In my mind, hair is a ‘cultural signifier.’
Just as clothing identifies our roles in society; an attachment to a sub-culture (or music-listening preferences); a need to conform to a given environment, or a means of holding onto memories from a previous era, our hair—like our clothes—holds cultural weight.
My mother tells a story of my grandmother who cut her beautiful, long tresses on emigrating to New Zealand. For my grandmother, it was a time of transition as she entered a new country, with a culture so disparate and removed from her own.
With an urgency to adapt to her new surroundings, cutting her hair represented her willingness to transform herself as she psychologically prepared for impending change; it was a measure of her shifting identity and the act of cutting also freed her from the ties of cultural tradition (and its associated mores and values), as she embarked on a new life.
Not that she would leave her hair behind, in fact, her ponytail traveled with her as one of her precious belongings: a piece of herself that she would show her children one day so that they might understand something of her past, and the life that she left behind.
This story impresses upon me the freedom that we have to choose, and I find myself pondering the choices that I make about my own appearance and what it reflects about the kind of person that I am, or wish to become…and when I sit in the hairdresser’s chair, I am that little girl for a moment, wincing as the scissors make that initial cut.
Hair is precious, and the way in which we wear it says so much about what we hold onto, what we value, and what we’re prepared to let go.
So, to chop or not to chop, that is the question?
What is the most helpful thing a client can do before they head into a salon?
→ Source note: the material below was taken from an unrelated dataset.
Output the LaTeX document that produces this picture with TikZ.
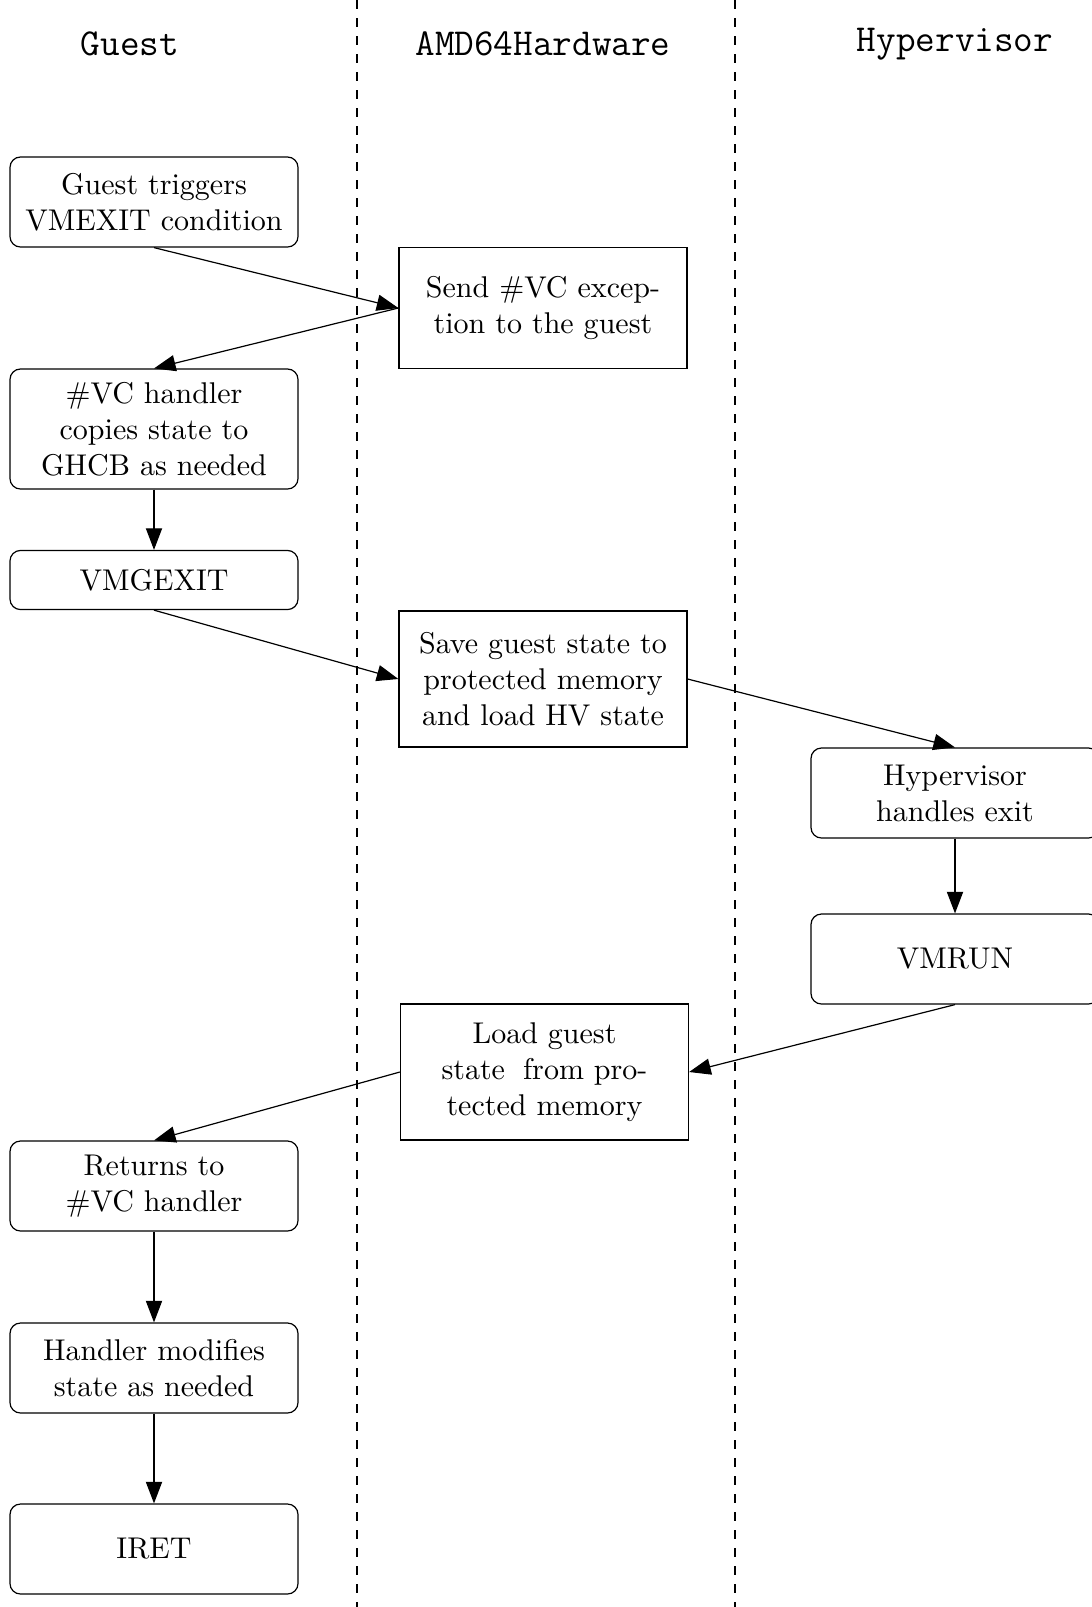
\documentclass[tikz,border=0pt]{standalone}
\usetikzlibrary{arrows.meta}
\begin{document}
\begin{tikzpicture}[x=0.3333pt,y=-0.3333pt,
  roundbox/.style={draw, rounded corners=3.5pt, text width=88pt, inner xsep=4pt,
    inner ysep=0pt, align=center, minimum height=30pt},
  sharpbox/.style={draw, text width=88pt, inner xsep=4pt, inner ysep=0pt,
    align=center, minimum height=40.3pt},
  head/.style={font=\fontsize{12.7}{15}\selectfont\ttfamily},
  lane/.style={dashed},
  flow/.style={-{Triangle[length=7.2pt,width=5.4pt]}}]
\useasboundingbox (0,0) rectangle (1092,1607);
\clip (0,0) rectangle (1092,1607);

% swimlane separators
\coordinate (l1top) at (357,0);
\coordinate (l1bot) at (357,1607);
\coordinate (l2top) at (735,0);
\coordinate (l2bot) at (735,1607);
\draw[lane] (l1top) -- (l1bot);
\draw[lane] (l2top) -- (l2bot);

% lane headings
\node[head] (hguest) at (130,44) {Guest};
\node[head] (hhw) at (543,44) {AMD64Hardware};
\node[head] (hhv) at (955,44) {Hypervisor};

% guest column
\node[roundbox] (trig) at (154,202) {Guest triggers\\VMEXIT condition};
\node[roundbox, minimum height=40pt] (vch) at (154,429) {\#VC handler\\copies state to\\GHCB as needed};
\node[roundbox, minimum height=19.7pt] (vmg) at (154,580) {VMGEXIT};
\node[roundbox] (ret) at (154,1186) {Returns to\\\#VC handler};
\node[roundbox] (mod) at (154,1368) {Handler modifies\\state as needed};
\node[roundbox] (iret) at (154,1549) {IRET};

% hardware column
\node[sharpbox] (send) at (543,308) {Send \#VC excep-\\tion to the guest};
\node[sharpbox, minimum height=45.3pt] (save) at (543,679) {Save guest state to\\protected memory\\and load HV state};
\node[sharpbox, minimum height=45.3pt] (load) at (544.5,1072) {Load guest\\state\hspace{0.6em}from pro-\\tected memory};

% hypervisor column
\node[roundbox] (hand) at (955,793) {Hypervisor\\handles exit};
\node[roundbox] (run) at (955,959) {VMRUN};

% flow
\draw[flow] (trig.south) -- (send.west);
\draw[flow] (send.west) -- (vch.north);
\draw[flow] (vch) -- (vmg);
\draw[flow] (vmg.south) -- (save.west);
\draw[flow] (save.east) -- (hand.north);
\draw[flow] (hand) -- (run);
\draw[flow] (run.south) -- (load.east);
\draw[flow] (load.west) -- (ret.north);
\draw[flow] (ret) -- (mod);
\draw[flow] (mod) -- (iret);
\end{tikzpicture}
\end{document}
B: If you’re wanting a big change, always have a consultation first. This should be complimentary and will give you the confidence to proceed. Also get a quote so that you’re not left with any surprises at the end (especially if you’re having a major color done). The consultation is everything in a hair experience and we are here to make you feel pampered and beautiful, so if you don’t feel like that in your current salon, then change!
Once you’ve settled on a salon, tell your stylist if you have curly hair and it has been straightened, things like semi- permanent color, and if you have reacted to color before!
Is it best to bring in pictures of styles that I like, or just wing it on the day?
B: It does help if you have pictures of styles that you like and don’t like, just so that you and your stylist are on the same page.
Is it best to come with clean or unwashed hair?
B: There is no need to wash your hair, in fact, I love seeing hair a la natural! That way you can cut to the hair’s natural tendencies.
What do I do if I’ve moved to a new city and I don’t know where to go?
B: If you have moved towns and you’re stuck to find a good hairdresser, then just ask someone who works in a fashion shop or cafe, with hair that you like … word of mouth is the best way to find the best hairdressers!
How do I know if a stylist is right for me?
B: Gut feeling! You should always go to a hairdresser that suits you, because one thing I have learned is that you can’t please everyone. Don’t be afraid to change if it feels wrong either. Quite often it will be the salon’s vibe that is not right for you, but that’s the beauty of life … there is something out there for everyone!
And when it comes to a male or female hairdresser, some people just like males cutting their hair and other people like females, it’s that simple.